This project is a Streamlit dashboard designed to extract, process, and display key information from the settlement websites of US securities litigations. The tool automates the extraction of data from these websites, including parsing legal documents, and presents the findings in a user-friendly format.
The streamlit dashboard is also hosted here on the streamlit community cloud.
- Web Scraping: Extracts information directly from US securities litigation settlement websites.
- Document Parsing: Downloads and parses all legal proceeding PDFs stored on the websites.

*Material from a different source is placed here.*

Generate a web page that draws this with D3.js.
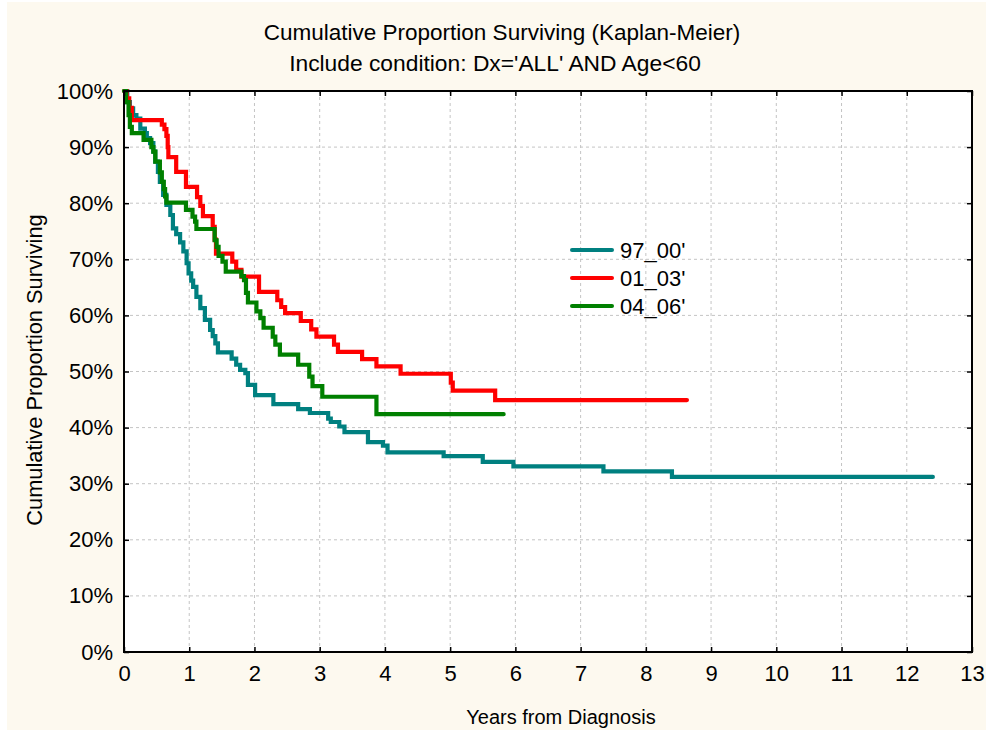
<!DOCTYPE html>
<html>
<head>
<meta charset="utf-8">
<script src="https://cdn.jsdelivr.net/npm/d3@7"></script>
<style>
  html, body { margin: 0; padding: 0; background: #ffffff; }
  svg { display: block; }
  text { font-family: "Liberation Sans", Arial, sans-serif; fill: #000; }
</style>
</head>
<body>
<svg id="chart" width="986" height="731"></svg>
<script>
// ---------------- DATA ----------------
const titleLines = ["Cumulative Proportion Surviving (Kaplan-Meier)", "Include condition: Dx='ALL' AND Age<60"];
const xLabel = "Years from Diagnosis";
const yLabel = "Cumulative Proportion Surviving";
const xTicks = [0,1,2,3,4,5,6,7,8,9,10,11,12,13];
const yTicks = [0,10,20,30,40,50,60,70,80,90,100];
const seriesNames = ["97_00'", "01_03'", "04_06'"];
const seriesColors = ["#008080", "#ff0000", "#008000"];

// 97_00' : step times (years) and survival (%) after each step
const t9700 = [0,0.05,0.09,0.14,0.19,0.25,0.32,0.35,0.40,0.45,0.48,0.52,0.55,0.60,0.65,0.71,0.75,0.80,0.86,0.91,0.96,0.99,1.03,1.06,1.11,1.17,1.24,1.32,1.36,1.40,1.44,1.65,1.72,1.78,1.86,1.90,2.01,2.29,2.67,2.85,3.13,3.17,3.30,3.38,3.74,3.97,4.04,4.90,5.50,5.97,7.35,8.40,12.40];
const s9700 = [100,98,96.9,95.7,95.1,93.3,92.5,91.6,90.7,89.2,87.4,85.6,83.8,81.5,79.7,77.9,75.5,74.5,73,71.4,69.3,67.5,66.2,65.1,63.3,61.3,59.2,57.4,56.3,55,53.4,52.3,51.2,50.3,49.7,47.6,45.8,44.2,43.3,42.6,41.6,41,40.2,39.2,37.4,36.8,35.6,34.9,33.9,33.1,32.2,31.2,31.2];

// 01_03'
const t0103 = [0,0.04,0.08,0.12,0.58,0.62,0.65,0.67,0.68,0.80,0.95,1.12,1.17,1.21,1.36,1.39,1.41,1.66,1.72,1.80,2.07,2.35,2.41,2.47,2.71,2.87,2.95,3.22,3.28,3.65,3.87,4.24,5.01,5.04,5.69,8.63];
const s0103 = [100,98.7,97,94.8,94,93.2,92,90,88.2,85.6,82.9,81.1,79.5,77.7,75.8,73.5,71,69.6,68.1,66.9,64.2,62.7,61.5,60.4,59,57.5,56.2,54.8,53.5,52.2,50.9,49.6,48,46.6,44.9,44.9];

// 04_06'
const t0406 = [0,0.03,0.07,0.09,0.12,0.30,0.42,0.45,0.48,0.55,0.58,0.61,0.63,0.65,0.95,1.05,1.09,1.11,1.39,1.42,1.45,1.51,1.56,1.80,1.84,1.87,1.90,2.03,2.09,2.14,2.28,2.32,2.39,2.67,2.84,2.89,3.04,3.87,5.82];
const s0406 = [100,98,95.7,93.6,92.5,91.3,90,89.2,87.4,85.5,83.8,82.5,81.2,80.1,78.8,77.6,76.7,75.4,73.4,72.2,70.6,69.6,67.8,67,66.3,64,62.3,60.7,59.5,57.8,56.2,54.8,53,51.2,49.1,47.4,45.5,42.4,42.4];

const seriesTimes = [t9700, t0103, t0406];
const seriesSurv = [s9700, s0103, s0406];

// ---------------- LAYOUT ----------------
const svg = d3.select("#chart");
const L = 124, R = 972, T = 91, B = 652;
const fs = 22;

svg.append("rect").attr("x", 7).attr("y", 2).attr("width", 979).attr("height", 728).attr("fill", "#fdf9ef");
svg.append("rect").attr("x", L).attr("y", T).attr("width", R - L).attr("height", B - T).attr("fill", "#ffffff");

const x = d3.scaleLinear().domain([0, 13]).range([L, R]);
const y = d3.scaleLinear().domain([0, 100]).range([B, T]);

// grid
const grid = svg.append("g");
grid.selectAll("line.vx").data(xTicks.slice(1, -1)).join("line")
  .attr("x1", d => x(d)).attr("x2", d => x(d)).attr("y1", T).attr("y2", B)
  .attr("stroke", "#c4c4c4").attr("stroke-width", 1).attr("stroke-dasharray", "3,3");
grid.selectAll("line.hy").data(yTicks.slice(1, -1)).join("line")
  .attr("x1", L).attr("x2", R).attr("y1", d => y(d)).attr("y2", d => y(d))
  .attr("stroke", "#c4c4c4").attr("stroke-width", 1).attr("stroke-dasharray", "3,3");

// series
const line = d3.line().x(d => x(d[0])).y(d => y(d[1])).curve(d3.curveStepAfter);
seriesNames.forEach((name, i) => {
  const pts = seriesTimes[i].map((t, j) => [t, seriesSurv[i][j]]);
  svg.append("path").datum(pts).attr("d", line)
    .attr("fill", "none").attr("stroke", seriesColors[i])
    .attr("stroke-width", 4.2).attr("stroke-linejoin", "miter").attr("stroke-linecap", "round");
});

// frame
svg.append("rect").attr("x", L).attr("y", T).attr("width", R - L).attr("height", B - T)
  .attr("fill", "none").attr("stroke", "#000").attr("stroke-width", 2);

// axes
function styleAxis(g) {
  g.select(".domain").remove();
  g.selectAll(".tick line").attr("stroke", "#000").attr("stroke-width", 1.5);
  g.selectAll(".tick text").attr("font-size", fs).attr("font-family", "Liberation Sans, Arial, sans-serif").attr("fill", "#000");
}
svg.append("g").attr("transform", `translate(0,${B})`)
  .call(d3.axisBottom(x).tickValues(xTicks).tickSize(-5).tickPadding(13.5).tickFormat(d3.format("d")))
  .call(styleAxis);
svg.append("g").attr("transform", `translate(0,${T})`)
  .call(d3.axisTop(x).tickValues(xTicks).tickSize(-5).tickFormat(""))
  .call(styleAxis);
svg.append("g").attr("transform", `translate(${L},0)`)
  .call(d3.axisLeft(y).tickValues(yTicks).tickSize(-5).tickPadding(11).tickFormat(d => d + "%"))
  .call(styleAxis);
svg.append("g").attr("transform", `translate(${R},0)`)
  .call(d3.axisRight(y).tickValues(yTicks).tickSize(-5).tickFormat(""))
  .call(styleAxis);

// titles
svg.append("text").attr("x", 502).attr("y", 40).attr("text-anchor", "middle").attr("font-size", 22.5).text(titleLines[0]);
svg.append("text").attr("x", 495).attr("y", 71).attr("text-anchor", "middle").attr("font-size", 22.8).text(titleLines[1]);
svg.append("text").attr("x", 561).attr("y", 724).attr("text-anchor", "middle").attr("font-size", 20).text(xLabel);
svg.append("text").attr("transform", "translate(42,370) rotate(-90)").attr("text-anchor", "middle").attr("font-size", 21.8).text(yLabel);

// legend
const legY = [250, 278, 306];
seriesNames.forEach((name, i) => {
  svg.append("line").attr("x1", 572).attr("x2", 612).attr("y1", legY[i]).attr("y2", legY[i])
    .attr("stroke", seriesColors[i]).attr("stroke-width", 4).attr("stroke-linecap", "round");
  svg.append("text").attr("x", 620).attr("y", legY[i] + 7.5).attr("font-size", fs).text(name);
});
</script>
</body>
</html>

- Information Extraction: Uses Retrieval-Augmented Generation (RAG) to analyze and locate specific information within the legal documents.
- Data Population: Automatically populates fields such as: Settlement Size, Allegations, Settlement Date, Plaintiffs and Defendants, and more
- Filing summarization: Summarizes each of the filed documents into a few paragraphs
- Streamlit Dashboard: Displays all extracted information in an interactive dashboard for easy exploration and analysis.
- Python 3.x
- Langchain+OpenAI: To build the rag pipeline
- Streamlit: To build the dashboard.
- BeautifulSoup4: For web scraping.
- PyPDF2: For PDF parsing.
📦us-securities-litigation-dashboard
┣ 📂data # Data storage (database and extracted and processed files)
┣ 📂src # Scripts for web scraping and document parsing
┣ 📂dashboard # Streamlit scripts
┗ 📂settlement-website-analyis # scraping, parsing, RAG extraction
┣ 📜requirements.txt # Python dependencies
┗ 📜README.md # Project documentation
Add more advanced search and filtering capabilities. Provide visual summaries of settlements and trends over time.